In Woo’s findings, regulation amplifies the risk management effect. Banks already benefit from reducing portfolio concentration; they benefit even more by responding to supervisory pressure to diversify. A key new twist comes with an economic downturn or a policy change: either or both can create across-the-board pressure on banks to sell assets, leading to fire sales and further depressing prices (bankruptcy contagion). Woo’s addition to financial regulatory literature thus is a mirror image of her bankruptcy contribution: in bankruptcy, she shifts focus from the debtor to creditors as a group; in banking, she illuminates the effects of regulatory policy on debtors as a group, and on other creditors.

If the core argument of the article is innovative, Woo’s execution is especially impressive. She develops her basic model by simulating loss rates in hypothetical bank portfolios with different levels of concentration in real estate construction and development. She finds that under stressed conditions concentration risk could become even more important than individual loan quality in driving portfolio losses, owing to loss correlation. Put differently, a bank with a decent but concentrated real estate portfolio may well lose more in a recession than a bank that made lower-quality real estate loans, but diversified better across sectors. The article proceeds to document a regulatory policy shift beginning in 2006 which resulted in across-the-board pressure on U.S. financial institutions to diversify real estate risk.

The empirical heart of the project is Woo’s analysis of data from real estate developer bankruptcies, combined with FDIC/FFIEC data on portfolio concentration and capital adequacy of the developers’ bank creditors. The hypothesis is that banks with higher real estate concentration ratios are more likely to ask bankruptcy courts to lift the automatic stay, allowing the banks to sell the underlying collateral (unfinished developments). To this un-quant, the analysis suggests pretty persuasively that concentration ratio trumps many other factors in driving bankruptcy fire sales.

The article ends with specific and sensible policy recommendations for bankruptcy reform and systemic risk regulation. More importantly, it helps inform bank regulators of bankruptcy, and bankruptcy judges of bank (and regulator) incentives, with implications far beyond the immediate context of the real estate case study. Woo is remarkably in tune with the latest economics research on crises and macroprudential regulation, yet she goes further to show that legal scholarship–as in her rich account of bankruptcy and banking law in action–has much to teach economists in this area.  Her careful tracing of the ways in which “micro prudence” on the part of individual institutions, risk managers, judges, and regulators can become “macro risk” for the economy is smart, interesting, right, and immensely valuable.

Sarah Woo only just began teaching at NYU last year.  She leaves behind an amazing range of articles, from contracts and project finance to bankruptcy, rating agencies and systemic risk regulation, along with blog and Jotwell contributions.
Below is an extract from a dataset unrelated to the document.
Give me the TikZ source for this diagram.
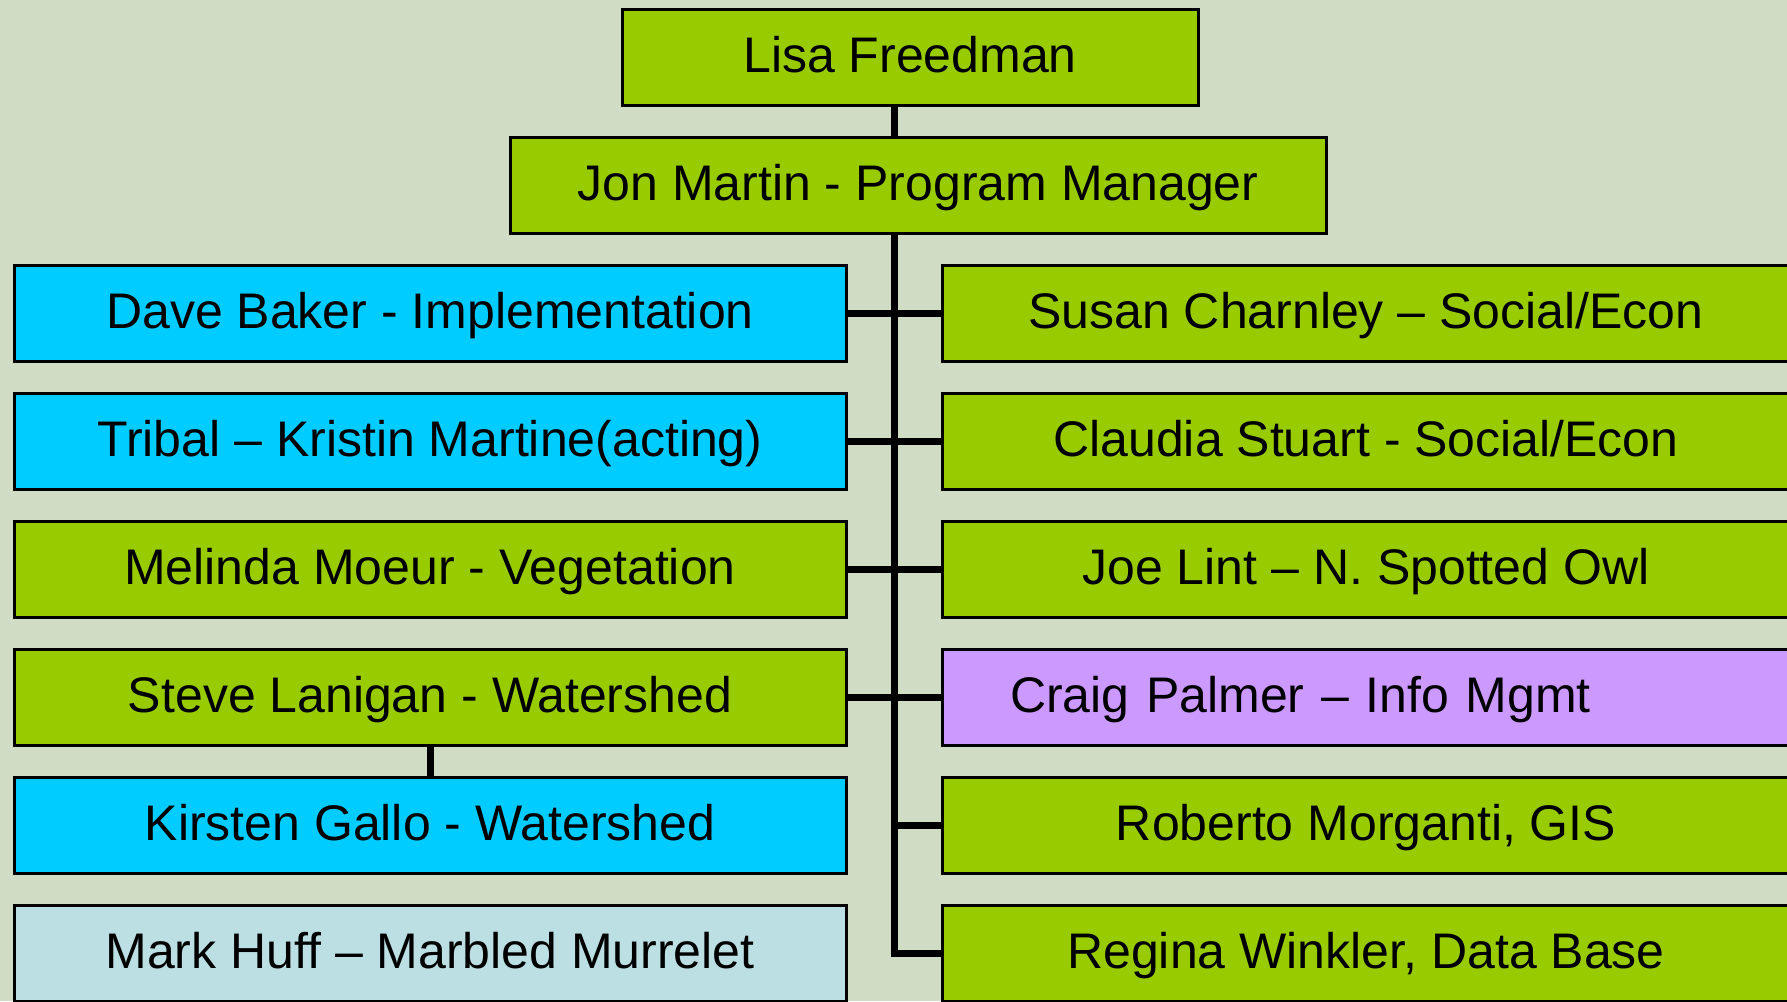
\documentclass[tikz,border=0pt]{standalone}
\usepackage{fontspec}
\setmainfont{Liberation Sans}
\usetikzlibrary{backgrounds}
\definecolor{bgc}{HTML}{D0DCC4}
\definecolor{grn}{HTML}{99CC00}
\definecolor{cyn}{HTML}{00CCFF}
\definecolor{prp}{HTML}{CC99FF}
\definecolor{lbl}{HTML}{BBDFE3}
\begin{document}
\begin{tikzpicture}[x=1pt,y=-1pt,
  box/.style={draw=black, line width=3pt, minimum height=96pt, inner sep=0pt,
    font=\fontsize{50}{60}\selectfont, text height=36pt, text depth=5pt},
  lbox/.style={box, minimum width=832pt},
  rbox/.style={box, minimum width=848pt},
  link/.style={line width=7pt, draw=black}]
\useasboundingbox (0,0) rectangle (1787,1001);
\clip (0,0) rectangle (1787,1001);
% top
\node[box, fill=grn, minimum width=576pt] (lisa) at (910,57) {Lisa Freedman};
\node[box, fill=grn, minimum width=816pt] (jon) at (918,185) {Jon Martin - Program Manager};
% left column
\node[lbox, fill=cyn] (dave) at (430,313) {Dave Baker - Implementation};
\node[lbox, fill=cyn] (tribal) at (430,441) {Tribal – Kristin Martine(acting)};
\node[lbox, fill=grn] (melinda) at (430,569) {Melinda Moeur - Vegetation};
\node[lbox, fill=grn] (steve) at (430,697) {Steve Lanigan - Watershed};
\node[lbox, fill=cyn] (kirsten) at (430,825) {Kirsten Gallo - Watershed};
\node[lbox, fill=lbl] (mark) at (430,953) {Mark Huff – Marbled Murrelet};
% right column
\node[rbox, fill=grn] (susan) at (1366,313) {Susan Charnley – Social/Econ};
\node[rbox, fill=grn] (claudia) at (1366,441) {Claudia Stuart - Social/Econ};
\node[rbox, fill=grn] (joe) at (1366,569) {Joe Lint – N. Spotted Owl};
\node[rbox, fill=prp, text width=712pt, align=left] (craig) at (1366,697) {Craig Palmer – Info Mgmt};
\node[rbox, fill=grn] (roberto) at (1366,825) {Roberto Morganti, GIS};
\node[rbox, fill=grn] (regina) at (1366,953) {Regina Winkler, Data Base};
\coordinate (ttop) at (894,105);
\begin{scope}[on background layer]
\fill[bgc] (0,0) rectangle (1787,1001);
\draw[link] (ttop) |- (regina.west);
\draw[link] (dave.east) -- (susan.west);
\draw[link] (tribal.east) -- (claudia.west);
\draw[link] (melinda.east) -- (joe.west);
\draw[link] (steve.east) -- (craig.west);
\draw[link] (ttop |- roberto.west) -- (roberto.west);
\draw[link] (steve.south) -- (kirsten.north);
\end{scope}
\end{tikzpicture}
\end{document}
Few people could or would take on the challenges she chose.

I met Sarah once last January, when she presented a version of Regulatory Bankruptcy and commented on other panelists’ papers—except that her commentary came complete with original (“quick and dirty”) data and graphs, which left both beneficiaries and observers momentarily speechless. I have kept her PowerPoint on my desktop, to remind myself of the effort and generosity we owe our colleagues and our audiences.